EXERCISE
Quote the whole listing word for word. Do not include the pictures.

STORED DATA
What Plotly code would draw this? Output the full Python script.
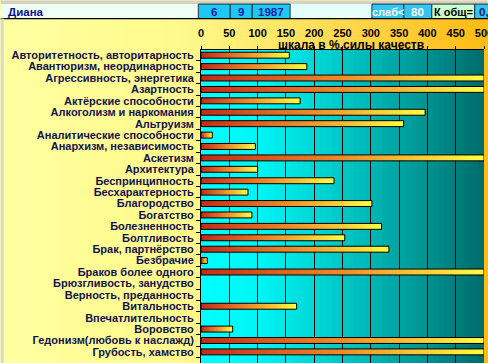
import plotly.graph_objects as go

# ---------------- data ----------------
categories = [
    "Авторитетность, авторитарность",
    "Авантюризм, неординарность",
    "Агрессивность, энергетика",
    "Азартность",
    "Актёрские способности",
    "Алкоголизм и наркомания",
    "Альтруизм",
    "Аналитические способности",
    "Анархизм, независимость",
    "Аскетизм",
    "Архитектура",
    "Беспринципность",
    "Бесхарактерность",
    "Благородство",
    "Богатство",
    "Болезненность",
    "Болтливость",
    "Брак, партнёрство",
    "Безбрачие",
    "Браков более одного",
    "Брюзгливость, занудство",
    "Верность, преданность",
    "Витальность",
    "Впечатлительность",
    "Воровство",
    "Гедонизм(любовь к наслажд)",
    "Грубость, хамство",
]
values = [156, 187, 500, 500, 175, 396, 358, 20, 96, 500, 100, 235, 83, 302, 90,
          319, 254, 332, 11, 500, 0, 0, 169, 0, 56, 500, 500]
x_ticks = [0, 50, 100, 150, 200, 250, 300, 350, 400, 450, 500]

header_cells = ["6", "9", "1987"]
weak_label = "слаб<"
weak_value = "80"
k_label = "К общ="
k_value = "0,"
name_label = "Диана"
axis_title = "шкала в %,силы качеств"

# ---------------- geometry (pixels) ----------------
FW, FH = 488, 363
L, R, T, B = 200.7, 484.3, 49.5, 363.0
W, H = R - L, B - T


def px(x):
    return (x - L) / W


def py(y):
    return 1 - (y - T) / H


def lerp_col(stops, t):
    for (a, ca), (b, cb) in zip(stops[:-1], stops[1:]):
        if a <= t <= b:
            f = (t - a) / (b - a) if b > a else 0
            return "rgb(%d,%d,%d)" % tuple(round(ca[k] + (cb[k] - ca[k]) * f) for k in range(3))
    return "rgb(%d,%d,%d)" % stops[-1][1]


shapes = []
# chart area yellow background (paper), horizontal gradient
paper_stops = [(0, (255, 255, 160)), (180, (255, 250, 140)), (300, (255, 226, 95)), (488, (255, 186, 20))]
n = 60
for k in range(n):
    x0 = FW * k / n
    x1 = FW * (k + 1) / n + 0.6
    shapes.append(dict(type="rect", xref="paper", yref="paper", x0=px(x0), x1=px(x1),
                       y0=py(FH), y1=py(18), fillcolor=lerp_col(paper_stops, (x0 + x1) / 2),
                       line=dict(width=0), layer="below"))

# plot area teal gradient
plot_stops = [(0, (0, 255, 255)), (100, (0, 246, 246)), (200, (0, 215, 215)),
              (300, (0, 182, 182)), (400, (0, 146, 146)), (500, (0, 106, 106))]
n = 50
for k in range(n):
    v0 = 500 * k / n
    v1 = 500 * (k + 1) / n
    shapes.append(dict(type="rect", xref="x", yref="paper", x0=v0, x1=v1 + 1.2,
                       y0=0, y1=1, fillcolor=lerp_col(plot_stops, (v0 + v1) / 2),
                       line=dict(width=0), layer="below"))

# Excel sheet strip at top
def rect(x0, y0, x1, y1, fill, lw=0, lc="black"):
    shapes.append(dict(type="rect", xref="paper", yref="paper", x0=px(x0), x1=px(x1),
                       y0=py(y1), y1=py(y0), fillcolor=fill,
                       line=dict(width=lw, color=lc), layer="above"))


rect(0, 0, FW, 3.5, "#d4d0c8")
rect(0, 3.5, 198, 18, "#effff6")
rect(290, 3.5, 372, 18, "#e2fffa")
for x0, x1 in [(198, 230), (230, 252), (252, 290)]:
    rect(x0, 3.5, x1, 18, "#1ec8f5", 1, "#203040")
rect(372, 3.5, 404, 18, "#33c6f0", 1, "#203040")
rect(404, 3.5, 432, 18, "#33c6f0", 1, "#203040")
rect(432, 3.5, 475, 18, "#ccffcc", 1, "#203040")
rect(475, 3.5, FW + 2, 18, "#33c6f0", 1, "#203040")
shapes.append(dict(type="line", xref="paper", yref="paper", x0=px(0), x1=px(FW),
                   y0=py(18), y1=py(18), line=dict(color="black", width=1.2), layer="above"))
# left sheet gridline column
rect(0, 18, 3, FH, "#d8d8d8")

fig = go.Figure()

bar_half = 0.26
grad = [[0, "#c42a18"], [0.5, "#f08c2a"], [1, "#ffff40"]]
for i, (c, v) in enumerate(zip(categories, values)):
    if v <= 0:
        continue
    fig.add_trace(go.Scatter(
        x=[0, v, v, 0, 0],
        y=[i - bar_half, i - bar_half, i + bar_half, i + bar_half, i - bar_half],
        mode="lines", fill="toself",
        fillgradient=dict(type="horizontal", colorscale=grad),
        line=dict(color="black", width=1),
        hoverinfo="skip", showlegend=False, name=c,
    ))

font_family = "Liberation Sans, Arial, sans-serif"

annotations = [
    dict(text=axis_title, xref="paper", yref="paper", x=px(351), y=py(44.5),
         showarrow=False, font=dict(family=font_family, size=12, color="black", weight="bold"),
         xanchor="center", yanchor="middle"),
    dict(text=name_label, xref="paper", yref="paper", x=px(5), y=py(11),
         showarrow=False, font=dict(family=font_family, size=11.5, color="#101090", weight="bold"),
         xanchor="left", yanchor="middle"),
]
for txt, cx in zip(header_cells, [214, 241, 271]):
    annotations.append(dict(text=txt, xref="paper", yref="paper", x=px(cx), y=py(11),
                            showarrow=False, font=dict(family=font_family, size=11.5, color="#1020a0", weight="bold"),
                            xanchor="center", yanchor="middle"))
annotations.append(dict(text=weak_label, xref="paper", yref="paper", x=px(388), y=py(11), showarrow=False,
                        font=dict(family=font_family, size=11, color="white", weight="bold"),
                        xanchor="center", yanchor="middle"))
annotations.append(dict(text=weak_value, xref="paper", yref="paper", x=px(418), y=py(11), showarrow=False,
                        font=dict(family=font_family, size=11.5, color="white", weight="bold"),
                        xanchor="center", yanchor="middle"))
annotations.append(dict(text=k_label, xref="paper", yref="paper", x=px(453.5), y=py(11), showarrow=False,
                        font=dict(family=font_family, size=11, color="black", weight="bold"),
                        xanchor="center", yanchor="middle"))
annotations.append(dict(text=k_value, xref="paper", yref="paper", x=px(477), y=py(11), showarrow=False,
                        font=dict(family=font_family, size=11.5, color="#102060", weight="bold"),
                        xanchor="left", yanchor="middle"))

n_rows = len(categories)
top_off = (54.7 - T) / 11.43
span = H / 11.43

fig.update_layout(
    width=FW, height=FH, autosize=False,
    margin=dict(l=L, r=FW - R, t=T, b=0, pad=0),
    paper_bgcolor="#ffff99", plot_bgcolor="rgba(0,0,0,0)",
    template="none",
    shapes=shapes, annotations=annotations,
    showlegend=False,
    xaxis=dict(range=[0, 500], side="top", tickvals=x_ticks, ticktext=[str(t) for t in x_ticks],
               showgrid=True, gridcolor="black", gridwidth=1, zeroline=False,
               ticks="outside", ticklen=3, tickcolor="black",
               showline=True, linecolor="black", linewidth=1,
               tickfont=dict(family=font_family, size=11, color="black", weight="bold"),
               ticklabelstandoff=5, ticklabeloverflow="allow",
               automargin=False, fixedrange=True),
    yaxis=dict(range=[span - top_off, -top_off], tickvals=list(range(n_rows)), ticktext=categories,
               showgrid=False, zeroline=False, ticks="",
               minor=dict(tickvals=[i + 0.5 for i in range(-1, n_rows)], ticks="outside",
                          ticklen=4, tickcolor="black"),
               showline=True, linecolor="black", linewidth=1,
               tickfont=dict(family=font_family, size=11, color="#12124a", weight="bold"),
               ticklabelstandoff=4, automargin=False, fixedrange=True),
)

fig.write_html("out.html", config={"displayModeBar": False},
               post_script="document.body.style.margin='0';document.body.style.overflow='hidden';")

SOLUTION TO THE EXERCISE
What Plotly code would draw this? Output the full Python script.
import plotly.graph_objects as go

# ---------------- data ----------------
categories = [
    "Авторитетность, авторитарность",
    "Авантюризм, неординарность",
    "Агрессивность, энергетика",
    "Азартность",
    "Актёрские способности",
    "Алкоголизм и наркомания",
    "Альтруизм",
    "Аналитические способности",
    "Анархизм, независимость",
    "Аскетизм",
    "Архитектура",
    "Беспринципность",
    "Бесхарактерность",
    "Благородство",
    "Богатство",
    "Болезненность",
    "Болтливость",
    "Брак, партнёрство",
    "Безбрачие",
    "Браков более одного",
    "Брюзгливость, занудство",
    "Верность, преданность",
    "Витальность",
    "Впечатлительность",
    "Воровство",
    "Гедонизм(любовь к наслажд)",
    "Грубость, хамство",
]
values = [156, 187, 500, 500, 175, 396, 358, 20, 96, 500, 100, 235, 83, 302, 90,
          319, 254, 332, 11, 500, 0, 0, 169, 0, 56, 500, 500]
x_ticks = [0, 50, 100, 150, 200, 250, 300, 350, 400, 450, 500]

header_cells = ["6", "9", "1987"]
weak_label = "слаб<"
weak_value = "80"
k_label = "К общ="
k_value = "0,"
name_label = "Диана"
axis_title = "шкала в %,силы качеств"

# ---------------- geometry (pixels) ----------------
FW, FH = 488, 363
L, R, T, B = 200.7, 484.3, 49.5, 363.0
W, H = R - L, B - T


def px(x):
    return (x - L) / W


def py(y):
    return 1 - (y - T) / H


def lerp_col(stops, t):
    for (a, ca), (b, cb) in zip(stops[:-1], stops[1:]):
        if a <= t <= b:
            f = (t - a) / (b - a) if b > a else 0
            return "rgb(%d,%d,%d)" % tuple(round(ca[k] + (cb[k] - ca[k]) * f) for k in range(3))
    return "rgb(%d,%d,%d)" % stops[-1][1]


shapes = []
# chart area yellow background (paper), horizontal gradient
paper_stops = [(0, (255, 255, 160)), (180, (255, 250, 140)), (300, (255, 226, 95)), (488, (255, 186, 20))]
n = 60
for k in range(n):
    x0 = FW * k / n
    x1 = FW * (k + 1) / n + 0.6
    shapes.append(dict(type="rect", xref="paper", yref="paper", x0=px(x0), x1=px(x1),
                       y0=py(FH), y1=py(18), fillcolor=lerp_col(paper_stops, (x0 + x1) / 2),
                       line=dict(width=0), layer="below"))

# plot area teal gradient
plot_stops = [(0, (0, 255, 255)), (100, (0, 246, 246)), (200, (0, 215, 215)),
              (300, (0, 182, 182)), (400, (0, 146, 146)), (500, (0, 106, 106))]
n = 50
for k in range(n):
    v0 = 500 * k / n
    v1 = 500 * (k + 1) / n
    shapes.append(dict(type="rect", xref="x", yref="paper", x0=v0, x1=v1 + 1.2,
                       y0=0, y1=1, fillcolor=lerp_col(plot_stops, (v0 + v1) / 2),
                       line=dict(width=0), layer="below"))

# Excel sheet strip at top
def rect(x0, y0, x1, y1, fill, lw=0, lc="black"):
    shapes.append(dict(type="rect", xref="paper", yref="paper", x0=px(x0), x1=px(x1),
                       y0=py(y1), y1=py(y0), fillcolor=fill,
                       line=dict(width=lw, color=lc), layer="above"))


rect(0, 0, FW, 3.5, "#d4d0c8")
rect(0, 3.5, 198, 18, "#effff6")
rect(290, 3.5, 372, 18, "#e2fffa")
for x0, x1 in [(198, 230), (230, 252), (252, 290)]:
    rect(x0, 3.5, x1, 18, "#1ec8f5", 1, "#203040")
rect(372, 3.5, 404, 18, "#33c6f0", 1, "#203040")
rect(404, 3.5, 432, 18, "#33c6f0", 1, "#203040")
rect(432, 3.5, 475, 18, "#ccffcc", 1, "#203040")
rect(475, 3.5, FW + 2, 18, "#33c6f0", 1, "#203040")
shapes.append(dict(type="line", xref="paper", yref="paper", x0=px(0), x1=px(FW),
                   y0=py(18), y1=py(18), line=dict(color="black", width=1.2), layer="above"))
# left sheet gridline column
rect(0, 18, 3, FH, "#d8d8d8")

fig = go.Figure()

bar_half = 0.26
grad = [[0, "#c42a18"], [0.5, "#f08c2a"], [1, "#ffff40"]]
for i, (c, v) in enumerate(zip(categories, values)):
    if v <= 0:
        continue
    fig.add_trace(go.Scatter(
        x=[0, v, v, 0, 0],
        y=[i - bar_half, i - bar_half, i + bar_half, i + bar_half, i - bar_half],
        mode="lines", fill="toself",
        fillgradient=dict(type="horizontal", colorscale=grad),
        line=dict(color="black", width=1),
        hoverinfo="skip", showlegend=False, name=c,
    ))

font_family = "Liberation Sans, Arial, sans-serif"

annotations = [
    dict(text=axis_title, xref="paper", yref="paper", x=px(351), y=py(44.5),
         showarrow=False, font=dict(family=font_family, size=12, color="black", weight="bold"),
         xanchor="center", yanchor="middle"),
    dict(text=name_label, xref="paper", yref="paper", x=px(5), y=py(11),
         showarrow=False, font=dict(family=font_family, size=11.5, color="#101090", weight="bold"),
         xanchor="left", yanchor="middle"),
]
for txt, cx in zip(header_cells, [214, 241, 271]):
    annotations.append(dict(text=txt, xref="paper", yref="paper", x=px(cx), y=py(11),
                            showarrow=False, font=dict(family=font_family, size=11.5, color="#1020a0", weight="bold"),
                            xanchor="center", yanchor="middle"))
annotations.append(dict(text=weak_label, xref="paper", yref="paper", x=px(388), y=py(11), showarrow=False,
                        font=dict(family=font_family, size=11, color="white", weight="bold"),
                        xanchor="center", yanchor="middle"))
annotations.append(dict(text=weak_value, xref="paper", yref="paper", x=px(418), y=py(11), showarrow=False,
                        font=dict(family=font_family, size=11.5, color="white", weight="bold"),
                        xanchor="center", yanchor="middle"))
annotations.append(dict(text=k_label, xref="paper", yref="paper", x=px(453.5), y=py(11), showarrow=False,
                        font=dict(family=font_family, size=11, color="black", weight="bold"),
                        xanchor="center", yanchor="middle"))
annotations.append(dict(text=k_value, xref="paper", yref="paper", x=px(477), y=py(11), showarrow=False,
                        font=dict(family=font_family, size=11.5, color="#102060", weight="bold"),
                        xanchor="left", yanchor="middle"))

n_rows = len(categories)
top_off = (54.7 - T) / 11.43
span = H / 11.43

fig.update_layout(
    width=FW, height=FH, autosize=False,
    margin=dict(l=L, r=FW - R, t=T, b=0, pad=0),
    paper_bgcolor="#ffff99", plot_bgcolor="rgba(0,0,0,0)",
    template="none",
    shapes=shapes, annotations=annotations,
    showlegend=False,
    xaxis=dict(range=[0, 500], side="top", tickvals=x_ticks, ticktext=[str(t) for t in x_ticks],
               showgrid=True, gridcolor="black", gridwidth=1, zeroline=False,
               ticks="outside", ticklen=3, tickcolor="black",
               showline=True, linecolor="black", linewidth=1,
               tickfont=dict(family=font_family, size=11, color="black", weight="bold"),
               ticklabelstandoff=5, ticklabeloverflow="allow",
               automargin=False, fixedrange=True),
    yaxis=dict(range=[span - top_off, -top_off], tickvals=list(range(n_rows)), ticktext=categories,
               showgrid=False, zeroline=False, ticks="",
               minor=dict(tickvals=[i + 0.5 for i in range(-1, n_rows)], ticks="outside",
                          ticklen=4, tickcolor="black"),
               showline=True, linecolor="black", linewidth=1,
               tickfont=dict(family=font_family, size=11, color="#12124a", weight="bold"),
               ticklabelstandoff=4, automargin=False, fixedrange=True),
)

fig.write_html("out.html", config={"displayModeBar": False},
               post_script="document.body.style.margin='0';document.body.style.overflow='hidden';")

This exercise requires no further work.